_Brief_
Write out the listing below in full and exactly, leaving out every picture.

>> start

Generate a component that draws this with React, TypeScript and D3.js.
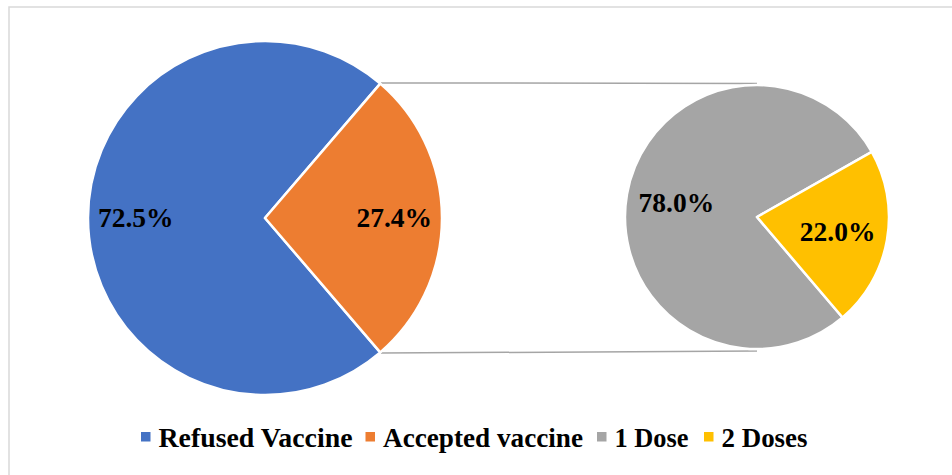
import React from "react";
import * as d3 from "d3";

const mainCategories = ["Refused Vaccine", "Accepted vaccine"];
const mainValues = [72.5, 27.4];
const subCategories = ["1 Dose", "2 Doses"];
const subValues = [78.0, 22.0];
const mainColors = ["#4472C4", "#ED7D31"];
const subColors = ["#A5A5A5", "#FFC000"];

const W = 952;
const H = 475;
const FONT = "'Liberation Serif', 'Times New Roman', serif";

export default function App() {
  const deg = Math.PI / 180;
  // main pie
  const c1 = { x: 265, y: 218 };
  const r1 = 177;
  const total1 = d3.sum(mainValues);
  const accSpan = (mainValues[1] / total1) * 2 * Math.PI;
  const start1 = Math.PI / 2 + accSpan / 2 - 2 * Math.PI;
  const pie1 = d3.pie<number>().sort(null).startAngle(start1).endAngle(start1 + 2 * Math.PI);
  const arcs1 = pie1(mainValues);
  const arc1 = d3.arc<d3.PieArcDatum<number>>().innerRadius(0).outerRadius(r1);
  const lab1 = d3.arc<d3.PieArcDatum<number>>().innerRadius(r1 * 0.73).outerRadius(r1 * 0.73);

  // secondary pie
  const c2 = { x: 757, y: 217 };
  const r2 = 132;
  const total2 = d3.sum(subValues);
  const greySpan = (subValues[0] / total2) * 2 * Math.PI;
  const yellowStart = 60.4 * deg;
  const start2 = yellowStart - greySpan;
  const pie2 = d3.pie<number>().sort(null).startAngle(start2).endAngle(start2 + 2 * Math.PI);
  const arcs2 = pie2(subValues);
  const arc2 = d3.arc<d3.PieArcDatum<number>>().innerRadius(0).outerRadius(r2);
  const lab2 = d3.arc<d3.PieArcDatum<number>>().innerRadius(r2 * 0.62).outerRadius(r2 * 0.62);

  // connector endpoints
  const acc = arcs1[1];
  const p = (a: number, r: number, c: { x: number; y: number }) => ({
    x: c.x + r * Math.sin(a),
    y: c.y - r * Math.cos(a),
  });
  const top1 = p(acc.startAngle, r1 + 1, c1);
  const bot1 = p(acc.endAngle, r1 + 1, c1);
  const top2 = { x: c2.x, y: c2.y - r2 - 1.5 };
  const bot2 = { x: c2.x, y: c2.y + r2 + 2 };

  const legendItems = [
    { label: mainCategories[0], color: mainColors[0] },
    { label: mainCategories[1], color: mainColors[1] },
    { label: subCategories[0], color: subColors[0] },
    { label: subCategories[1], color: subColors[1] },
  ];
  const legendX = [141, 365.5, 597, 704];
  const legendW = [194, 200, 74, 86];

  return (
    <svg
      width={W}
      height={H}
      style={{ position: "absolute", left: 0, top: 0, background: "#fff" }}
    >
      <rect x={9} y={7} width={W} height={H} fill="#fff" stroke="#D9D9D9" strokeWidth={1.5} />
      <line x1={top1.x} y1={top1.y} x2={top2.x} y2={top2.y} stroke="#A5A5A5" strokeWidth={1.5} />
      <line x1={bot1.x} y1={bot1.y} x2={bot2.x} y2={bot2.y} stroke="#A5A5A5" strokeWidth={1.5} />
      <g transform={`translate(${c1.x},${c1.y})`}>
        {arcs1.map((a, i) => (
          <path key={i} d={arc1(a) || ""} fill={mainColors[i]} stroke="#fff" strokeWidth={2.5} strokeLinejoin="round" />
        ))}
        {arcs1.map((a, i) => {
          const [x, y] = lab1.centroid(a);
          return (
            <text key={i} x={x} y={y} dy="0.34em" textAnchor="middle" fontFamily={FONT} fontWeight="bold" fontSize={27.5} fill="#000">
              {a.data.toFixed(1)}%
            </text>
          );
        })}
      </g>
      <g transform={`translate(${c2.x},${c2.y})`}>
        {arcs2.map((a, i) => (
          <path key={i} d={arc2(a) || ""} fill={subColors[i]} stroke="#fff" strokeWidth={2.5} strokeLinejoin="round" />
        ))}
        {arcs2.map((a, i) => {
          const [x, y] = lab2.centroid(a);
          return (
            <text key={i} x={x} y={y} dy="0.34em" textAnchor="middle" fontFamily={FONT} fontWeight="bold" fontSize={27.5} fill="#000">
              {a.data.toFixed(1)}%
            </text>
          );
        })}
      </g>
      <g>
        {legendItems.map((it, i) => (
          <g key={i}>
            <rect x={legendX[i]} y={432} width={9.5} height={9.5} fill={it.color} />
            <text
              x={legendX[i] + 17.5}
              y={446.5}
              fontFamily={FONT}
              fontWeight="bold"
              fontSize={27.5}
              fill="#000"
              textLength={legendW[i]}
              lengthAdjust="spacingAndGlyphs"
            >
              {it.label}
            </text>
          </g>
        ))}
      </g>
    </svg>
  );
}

>> end

_Answer in full_
Generate a component that draws this with React, TypeScript and D3.js.
import React from "react";
import * as d3 from "d3";

const mainCategories = ["Refused Vaccine", "Accepted vaccine"];
const mainValues = [72.5, 27.4];
const subCategories = ["1 Dose", "2 Doses"];
const subValues = [78.0, 22.0];
const mainColors = ["#4472C4", "#ED7D31"];
const subColors = ["#A5A5A5", "#FFC000"];

const W = 952;
const H = 475;
const FONT = "'Liberation Serif', 'Times New Roman', serif";

export default function App() {
  const deg = Math.PI / 180;
  // main pie
  const c1 = { x: 265, y: 218 };
  const r1 = 177;
  const total1 = d3.sum(mainValues);
  const accSpan = (mainValues[1] / total1) * 2 * Math.PI;
  const start1 = Math.PI / 2 + accSpan / 2 - 2 * Math.PI;
  const pie1 = d3.pie<number>().sort(null).startAngle(start1).endAngle(start1 + 2 * Math.PI);
  const arcs1 = pie1(mainValues);
  const arc1 = d3.arc<d3.PieArcDatum<number>>().innerRadius(0).outerRadius(r1);
  const lab1 = d3.arc<d3.PieArcDatum<number>>().innerRadius(r1 * 0.73).outerRadius(r1 * 0.73);

  // secondary pie
  const c2 = { x: 757, y: 217 };
  const r2 = 132;
  const total2 = d3.sum(subValues);
  const greySpan = (subValues[0] / total2) * 2 * Math.PI;
  const yellowStart = 60.4 * deg;
  const start2 = yellowStart - greySpan;
  const pie2 = d3.pie<number>().sort(null).startAngle(start2).endAngle(start2 + 2 * Math.PI);
  const arcs2 = pie2(subValues);
  const arc2 = d3.arc<d3.PieArcDatum<number>>().innerRadius(0).outerRadius(r2);
  const lab2 = d3.arc<d3.PieArcDatum<number>>().innerRadius(r2 * 0.62).outerRadius(r2 * 0.62);

  // connector endpoints
  const acc = arcs1[1];
  const p = (a: number, r: number, c: { x: number; y: number }) => ({
    x: c.x + r * Math.sin(a),
    y: c.y - r * Math.cos(a),
  });
  const top1 = p(acc.startAngle, r1 + 1, c1);
  const bot1 = p(acc.endAngle, r1 + 1, c1);
  const top2 = { x: c2.x, y: c2.y - r2 - 1.5 };
  const bot2 = { x: c2.x, y: c2.y + r2 + 2 };

  const legendItems = [
    { label: mainCategories[0], color: mainColors[0] },
    { label: mainCategories[1], color: mainColors[1] },
    { label: subCategories[0], color: subColors[0] },
    { label: subCategories[1], color: subColors[1] },
  ];
  const legendX = [141, 365.5, 597, 704];
  const legendW = [194, 200, 74, 86];

  return (
    <svg
      width={W}
      height={H}
      style={{ position: "absolute", left: 0, top: 0, background: "#fff" }}
    >
      <rect x={9} y={7} width={W} height={H} fill="#fff" stroke="#D9D9D9" strokeWidth={1.5} />
      <line x1={top1.x} y1={top1.y} x2={top2.x} y2={top2.y} stroke="#A5A5A5" strokeWidth={1.5} />
      <line x1={bot1.x} y1={bot1.y} x2={bot2.x} y2={bot2.y} stroke="#A5A5A5" strokeWidth={1.5} />
      <g transform={`translate(${c1.x},${c1.y})`}>
        {arcs1.map((a, i) => (
          <path key={i} d={arc1(a) || ""} fill={mainColors[i]} stroke="#fff" strokeWidth={2.5} strokeLinejoin="round" />
        ))}
        {arcs1.map((a, i) => {
          const [x, y] = lab1.centroid(a);
          return (
            <text key={i} x={x} y={y} dy="0.34em" textAnchor="middle" fontFamily={FONT} fontWeight="bold" fontSize={27.5} fill="#000">
              {a.data.toFixed(1)}%
            </text>
          );
        })}
      </g>
      <g transform={`translate(${c2.x},${c2.y})`}>
        {arcs2.map((a, i) => (
          <path key={i} d={arc2(a) || ""} fill={subColors[i]} stroke="#fff" strokeWidth={2.5} strokeLinejoin="round" />
        ))}
        {arcs2.map((a, i) => {
          const [x, y] = lab2.centroid(a);
          return (
            <text key={i} x={x} y={y} dy="0.34em" textAnchor="middle" fontFamily={FONT} fontWeight="bold" fontSize={27.5} fill="#000">
              {a.data.toFixed(1)}%
            </text>
          );
        })}
      </g>
      <g>
        {legendItems.map((it, i) => (
          <g key={i}>
            <rect x={legendX[i]} y={432} width={9.5} height={9.5} fill={it.color} />
            <text
              x={legendX[i] + 17.5}
              y={446.5}
              fontFamily={FONT}
              fontWeight="bold"
              fontSize={27.5}
              fill="#000"
              textLength={legendW[i]}
              lengthAdjust="spacingAndGlyphs"
            >
              {it.label}
            </text>
          </g>
        ))}
      </g>
    </svg>
  );
}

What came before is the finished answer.